Forget stage school and years in rep, if you want to
fast-track a TV career buy a bag of spuds and call yourself a celebrity
chef. It doesn’t matter if you don’t know your potato dauphinoise from a
potato waffle. No-one watches Saturday Kitchen for the food; they’re
in it for the caricatures: Jamie the swollen-tongued radical Essex boy;
Heston the sinister science freak; cute Ching; prim Delia; slutty
Nigela; and Ramsey, the git.
It’s a crowded
kitchen but there’s room for more. How about a bald dwarf pancake chef
called Alan; a hyperactive hippie vegetarian of indistinct gender; or
Archie the world’s last living Somme veteran who recreates popular
dishes with tins of bully beef? All you need to do is find your
character and step onto the gravy train.
Naturally
it helps if you open a fashionably quirky restaurant in which you can
showcase challenging reinventions of culinary classics.
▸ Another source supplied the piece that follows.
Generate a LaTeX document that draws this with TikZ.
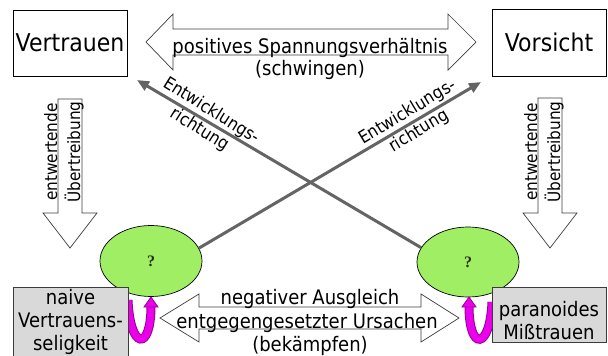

Mine is called
The Fragrant Corpse and offers just two dishes: A Crown of Oysters,
which you eat off your dining partner's forehead using a miniature
spear; and Beef Sowesta, an entire cow wrapped in fluorescent yellow
weatherproof plastic.
It’s expensive, it’s exclusive, it doesn’t taste nice, but it’s got character. I’m expecting a call from the BBC any moment.